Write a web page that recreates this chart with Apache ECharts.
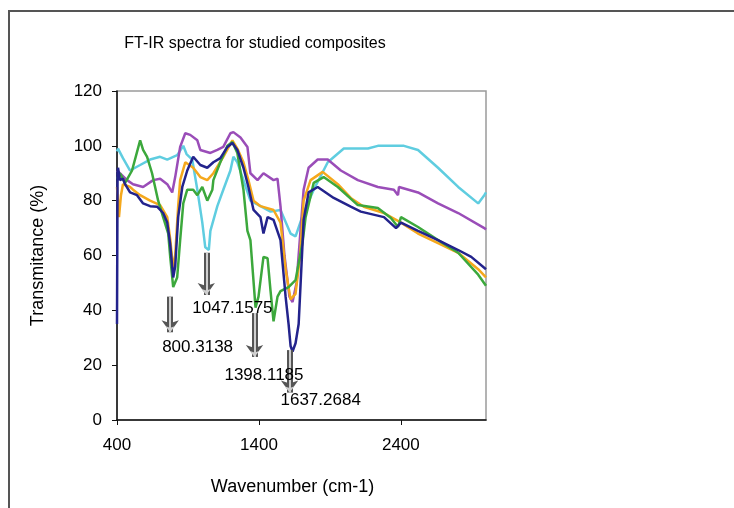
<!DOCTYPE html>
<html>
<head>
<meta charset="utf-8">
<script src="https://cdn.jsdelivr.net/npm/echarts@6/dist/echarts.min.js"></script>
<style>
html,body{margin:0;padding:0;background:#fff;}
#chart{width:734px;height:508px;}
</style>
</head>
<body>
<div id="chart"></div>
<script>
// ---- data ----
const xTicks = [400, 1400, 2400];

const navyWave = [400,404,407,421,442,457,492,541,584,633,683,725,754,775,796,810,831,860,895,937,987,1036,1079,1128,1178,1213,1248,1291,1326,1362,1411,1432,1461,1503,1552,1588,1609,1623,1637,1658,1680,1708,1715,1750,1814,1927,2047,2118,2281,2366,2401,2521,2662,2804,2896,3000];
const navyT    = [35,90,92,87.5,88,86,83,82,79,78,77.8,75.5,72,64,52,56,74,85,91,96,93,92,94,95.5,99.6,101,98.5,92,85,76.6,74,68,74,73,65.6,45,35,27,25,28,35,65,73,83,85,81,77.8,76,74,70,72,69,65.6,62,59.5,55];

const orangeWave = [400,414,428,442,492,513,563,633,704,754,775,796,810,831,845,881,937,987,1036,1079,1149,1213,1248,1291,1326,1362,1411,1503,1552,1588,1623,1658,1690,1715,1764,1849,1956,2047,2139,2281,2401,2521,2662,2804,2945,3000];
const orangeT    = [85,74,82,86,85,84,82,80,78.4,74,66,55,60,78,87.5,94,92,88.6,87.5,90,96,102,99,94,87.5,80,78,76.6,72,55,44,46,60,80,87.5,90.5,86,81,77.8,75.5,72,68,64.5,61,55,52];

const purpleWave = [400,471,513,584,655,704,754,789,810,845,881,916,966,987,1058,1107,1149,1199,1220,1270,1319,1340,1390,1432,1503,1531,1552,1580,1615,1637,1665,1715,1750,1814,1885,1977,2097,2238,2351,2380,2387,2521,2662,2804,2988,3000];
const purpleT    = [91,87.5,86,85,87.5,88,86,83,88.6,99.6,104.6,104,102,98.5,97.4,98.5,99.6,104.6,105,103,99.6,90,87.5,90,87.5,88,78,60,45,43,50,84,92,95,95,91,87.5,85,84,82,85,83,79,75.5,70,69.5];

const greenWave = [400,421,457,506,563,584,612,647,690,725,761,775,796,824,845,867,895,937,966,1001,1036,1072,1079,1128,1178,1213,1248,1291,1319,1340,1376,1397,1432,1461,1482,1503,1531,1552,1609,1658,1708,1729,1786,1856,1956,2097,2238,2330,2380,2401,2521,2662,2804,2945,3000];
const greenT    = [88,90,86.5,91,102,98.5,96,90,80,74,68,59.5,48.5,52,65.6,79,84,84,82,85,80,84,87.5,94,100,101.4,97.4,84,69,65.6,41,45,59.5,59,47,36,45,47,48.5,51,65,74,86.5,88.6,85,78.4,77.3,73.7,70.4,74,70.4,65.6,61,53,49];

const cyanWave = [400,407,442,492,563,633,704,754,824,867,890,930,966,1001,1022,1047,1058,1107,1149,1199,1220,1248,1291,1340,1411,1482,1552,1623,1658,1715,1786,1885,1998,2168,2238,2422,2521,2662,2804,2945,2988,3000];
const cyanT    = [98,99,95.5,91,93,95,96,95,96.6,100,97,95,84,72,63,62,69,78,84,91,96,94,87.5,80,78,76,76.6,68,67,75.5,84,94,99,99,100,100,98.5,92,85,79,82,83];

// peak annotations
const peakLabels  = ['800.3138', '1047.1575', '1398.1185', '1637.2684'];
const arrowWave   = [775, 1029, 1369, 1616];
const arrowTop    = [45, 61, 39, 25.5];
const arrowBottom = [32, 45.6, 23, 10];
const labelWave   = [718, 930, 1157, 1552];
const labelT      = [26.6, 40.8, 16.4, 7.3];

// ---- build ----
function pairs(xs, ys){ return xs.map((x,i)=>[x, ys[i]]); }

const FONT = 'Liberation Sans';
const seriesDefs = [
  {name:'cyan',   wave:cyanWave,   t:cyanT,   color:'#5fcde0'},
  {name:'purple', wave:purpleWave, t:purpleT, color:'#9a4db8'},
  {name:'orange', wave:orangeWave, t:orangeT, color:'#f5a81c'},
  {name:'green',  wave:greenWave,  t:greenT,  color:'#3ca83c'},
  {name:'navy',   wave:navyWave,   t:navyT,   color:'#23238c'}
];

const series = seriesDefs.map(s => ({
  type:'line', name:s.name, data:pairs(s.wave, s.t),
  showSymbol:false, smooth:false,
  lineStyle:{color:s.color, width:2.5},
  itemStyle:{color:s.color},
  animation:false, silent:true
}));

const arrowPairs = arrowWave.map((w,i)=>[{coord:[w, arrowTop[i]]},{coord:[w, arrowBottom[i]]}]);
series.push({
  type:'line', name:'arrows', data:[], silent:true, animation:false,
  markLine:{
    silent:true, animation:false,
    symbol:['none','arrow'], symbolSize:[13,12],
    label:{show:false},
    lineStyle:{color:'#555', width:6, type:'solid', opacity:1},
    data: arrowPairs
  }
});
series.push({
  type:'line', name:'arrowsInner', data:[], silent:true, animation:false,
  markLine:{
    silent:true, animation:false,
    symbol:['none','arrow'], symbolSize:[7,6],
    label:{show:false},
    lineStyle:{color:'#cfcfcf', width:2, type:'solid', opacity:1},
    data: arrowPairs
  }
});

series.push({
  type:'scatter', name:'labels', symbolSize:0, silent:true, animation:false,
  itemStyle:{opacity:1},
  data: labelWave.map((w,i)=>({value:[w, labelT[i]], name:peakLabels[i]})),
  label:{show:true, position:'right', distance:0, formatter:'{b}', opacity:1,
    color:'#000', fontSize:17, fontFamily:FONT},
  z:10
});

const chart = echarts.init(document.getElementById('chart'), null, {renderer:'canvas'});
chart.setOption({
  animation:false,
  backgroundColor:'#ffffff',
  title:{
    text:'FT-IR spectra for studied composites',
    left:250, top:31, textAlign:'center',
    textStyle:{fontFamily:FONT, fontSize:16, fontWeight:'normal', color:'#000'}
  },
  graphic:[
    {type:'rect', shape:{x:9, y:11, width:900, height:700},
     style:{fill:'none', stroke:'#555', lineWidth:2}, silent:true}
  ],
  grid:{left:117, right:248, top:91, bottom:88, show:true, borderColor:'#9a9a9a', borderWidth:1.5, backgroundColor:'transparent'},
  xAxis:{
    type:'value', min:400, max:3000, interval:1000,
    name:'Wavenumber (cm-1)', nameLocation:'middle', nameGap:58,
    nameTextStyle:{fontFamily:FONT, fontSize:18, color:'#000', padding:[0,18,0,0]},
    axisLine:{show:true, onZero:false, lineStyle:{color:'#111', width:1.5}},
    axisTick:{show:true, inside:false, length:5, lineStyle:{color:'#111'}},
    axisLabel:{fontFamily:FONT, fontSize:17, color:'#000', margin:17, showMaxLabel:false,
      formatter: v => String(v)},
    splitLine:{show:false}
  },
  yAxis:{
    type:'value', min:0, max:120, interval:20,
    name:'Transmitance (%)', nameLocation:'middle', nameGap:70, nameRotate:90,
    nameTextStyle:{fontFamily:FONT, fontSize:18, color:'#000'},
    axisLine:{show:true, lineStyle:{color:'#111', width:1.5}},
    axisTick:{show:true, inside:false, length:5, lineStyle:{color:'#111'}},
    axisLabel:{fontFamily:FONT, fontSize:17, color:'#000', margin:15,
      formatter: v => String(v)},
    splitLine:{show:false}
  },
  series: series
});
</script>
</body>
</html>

------------------------------------------------------------

### Exercise directions:
Reproduce all of the data exactly; the pictures do not belong in the copy.

### The reply:
Write a web page that recreates this chart with Apache ECharts.
<!DOCTYPE html>
<html>
<head>
<meta charset="utf-8">
<script src="https://cdn.jsdelivr.net/npm/echarts@6/dist/echarts.min.js"></script>
<style>
html,body{margin:0;padding:0;background:#fff;}
#chart{width:734px;height:508px;}
</style>
</head>
<body>
<div id="chart"></div>
<script>
// ---- data ----
const xTicks = [400, 1400, 2400];

const navyWave = [400,404,407,421,442,457,492,541,584,633,683,725,754,775,796,810,831,860,895,937,987,1036,1079,1128,1178,1213,1248,1291,1326,1362,1411,1432,1461,1503,1552,1588,1609,1623,1637,1658,1680,1708,1715,1750,1814,1927,2047,2118,2281,2366,2401,2521,2662,2804,2896,3000];
const navyT    = [35,90,92,87.5,88,86,83,82,79,78,77.8,75.5,72,64,52,56,74,85,91,96,93,92,94,95.5,99.6,101,98.5,92,85,76.6,74,68,74,73,65.6,45,35,27,25,28,35,65,73,83,85,81,77.8,76,74,70,72,69,65.6,62,59.5,55];

const orangeWave = [400,414,428,442,492,513,563,633,704,754,775,796,810,831,845,881,937,987,1036,1079,1149,1213,1248,1291,1326,1362,1411,1503,1552,1588,1623,1658,1690,1715,1764,1849,1956,2047,2139,2281,2401,2521,2662,2804,2945,3000];
const orangeT    = [85,74,82,86,85,84,82,80,78.4,74,66,55,60,78,87.5,94,92,88.6,87.5,90,96,102,99,94,87.5,80,78,76.6,72,55,44,46,60,80,87.5,90.5,86,81,77.8,75.5,72,68,64.5,61,55,52];

const purpleWave = [400,471,513,584,655,704,754,789,810,845,881,916,966,987,1058,1107,1149,1199,1220,1270,1319,1340,1390,1432,1503,1531,1552,1580,1615,1637,1665,1715,1750,1814,1885,1977,2097,2238,2351,2380,2387,2521,2662,2804,2988,3000];
const purpleT    = [91,87.5,86,85,87.5,88,86,83,88.6,99.6,104.6,104,102,98.5,97.4,98.5,99.6,104.6,105,103,99.6,90,87.5,90,87.5,88,78,60,45,43,50,84,92,95,95,91,87.5,85,84,82,85,83,79,75.5,70,69.5];

const greenWave = [400,421,457,506,563,584,612,647,690,725,761,775,796,824,845,867,895,937,966,1001,1036,1072,1079,1128,1178,1213,1248,1291,1319,1340,1376,1397,1432,1461,1482,1503,1531,1552,1609,1658,1708,1729,1786,1856,1956,2097,2238,2330,2380,2401,2521,2662,2804,2945,3000];
const greenT    = [88,90,86.5,91,102,98.5,96,90,80,74,68,59.5,48.5,52,65.6,79,84,84,82,85,80,84,87.5,94,100,101.4,97.4,84,69,65.6,41,45,59.5,59,47,36,45,47,48.5,51,65,74,86.5,88.6,85,78.4,77.3,73.7,70.4,74,70.4,65.6,61,53,49];

const cyanWave = [400,407,442,492,563,633,704,754,824,867,890,930,966,1001,1022,1047,1058,1107,1149,1199,1220,1248,1291,1340,1411,1482,1552,1623,1658,1715,1786,1885,1998,2168,2238,2422,2521,2662,2804,2945,2988,3000];
const cyanT    = [98,99,95.5,91,93,95,96,95,96.6,100,97,95,84,72,63,62,69,78,84,91,96,94,87.5,80,78,76,76.6,68,67,75.5,84,94,99,99,100,100,98.5,92,85,79,82,83];

// peak annotations
const peakLabels  = ['800.3138', '1047.1575', '1398.1185', '1637.2684'];
const arrowWave   = [775, 1029, 1369, 1616];
const arrowTop    = [45, 61, 39, 25.5];
const arrowBottom = [32, 45.6, 23, 10];
const labelWave   = [718, 930, 1157, 1552];
const labelT      = [26.6, 40.8, 16.4, 7.3];

// ---- build ----
function pairs(xs, ys){ return xs.map((x,i)=>[x, ys[i]]); }

const FONT = 'Liberation Sans';
const seriesDefs = [
  {name:'cyan',   wave:cyanWave,   t:cyanT,   color:'#5fcde0'},
  {name:'purple', wave:purpleWave, t:purpleT, color:'#9a4db8'},
  {name:'orange', wave:orangeWave, t:orangeT, color:'#f5a81c'},
  {name:'green',  wave:greenWave,  t:greenT,  color:'#3ca83c'},
  {name:'navy',   wave:navyWave,   t:navyT,   color:'#23238c'}
];

const series = seriesDefs.map(s => ({
  type:'line', name:s.name, data:pairs(s.wave, s.t),
  showSymbol:false, smooth:false,
  lineStyle:{color:s.color, width:2.5},
  itemStyle:{color:s.color},
  animation:false, silent:true
}));

const arrowPairs = arrowWave.map((w,i)=>[{coord:[w, arrowTop[i]]},{coord:[w, arrowBottom[i]]}]);
series.push({
  type:'line', name:'arrows', data:[], silent:true, animation:false,
  markLine:{
    silent:true, animation:false,
    symbol:['none','arrow'], symbolSize:[13,12],
    label:{show:false},
    lineStyle:{color:'#555', width:6, type:'solid', opacity:1},
    data: arrowPairs
  }
});
series.push({
  type:'line', name:'arrowsInner', data:[], silent:true, animation:false,
  markLine:{
    silent:true, animation:false,
    symbol:['none','arrow'], symbolSize:[7,6],
    label:{show:false},
    lineStyle:{color:'#cfcfcf', width:2, type:'solid', opacity:1},
    data: arrowPairs
  }
});

series.push({
  type:'scatter', name:'labels', symbolSize:0, silent:true, animation:false,
  itemStyle:{opacity:1},
  data: labelWave.map((w,i)=>({value:[w, labelT[i]], name:peakLabels[i]})),
  label:{show:true, position:'right', distance:0, formatter:'{b}', opacity:1,
    color:'#000', fontSize:17, fontFamily:FONT},
  z:10
});

const chart = echarts.init(document.getElementById('chart'), null, {renderer:'canvas'});
chart.setOption({
  animation:false,
  backgroundColor:'#ffffff',
  title:{
    text:'FT-IR spectra for studied composites',
    left:250, top:31, textAlign:'center',
    textStyle:{fontFamily:FONT, fontSize:16, fontWeight:'normal', color:'#000'}
  },
  graphic:[
    {type:'rect', shape:{x:9, y:11, width:900, height:700},
     style:{fill:'none', stroke:'#555', lineWidth:2}, silent:true}
  ],
  grid:{left:117, right:248, top:91, bottom:88, show:true, borderColor:'#9a9a9a', borderWidth:1.5, backgroundColor:'transparent'},
  xAxis:{
    type:'value', min:400, max:3000, interval:1000,
    name:'Wavenumber (cm-1)', nameLocation:'middle', nameGap:58,
    nameTextStyle:{fontFamily:FONT, fontSize:18, color:'#000', padding:[0,18,0,0]},
    axisLine:{show:true, onZero:false, lineStyle:{color:'#111', width:1.5}},
    axisTick:{show:true, inside:false, length:5, lineStyle:{color:'#111'}},
    axisLabel:{fontFamily:FONT, fontSize:17, color:'#000', margin:17, showMaxLabel:false,
      formatter: v => String(v)},
    splitLine:{show:false}
  },
  yAxis:{
    type:'value', min:0, max:120, interval:20,
    name:'Transmitance (%)', nameLocation:'middle', nameGap:70, nameRotate:90,
    nameTextStyle:{fontFamily:FONT, fontSize:18, color:'#000'},
    axisLine:{show:true, lineStyle:{color:'#111', width:1.5}},
    axisTick:{show:true, inside:false, length:5, lineStyle:{color:'#111'}},
    axisLabel:{fontFamily:FONT, fontSize:17, color:'#000', margin:15,
      formatter: v => String(v)},
    splitLine:{show:false}
  },
  series: series
});
</script>
</body>
</html>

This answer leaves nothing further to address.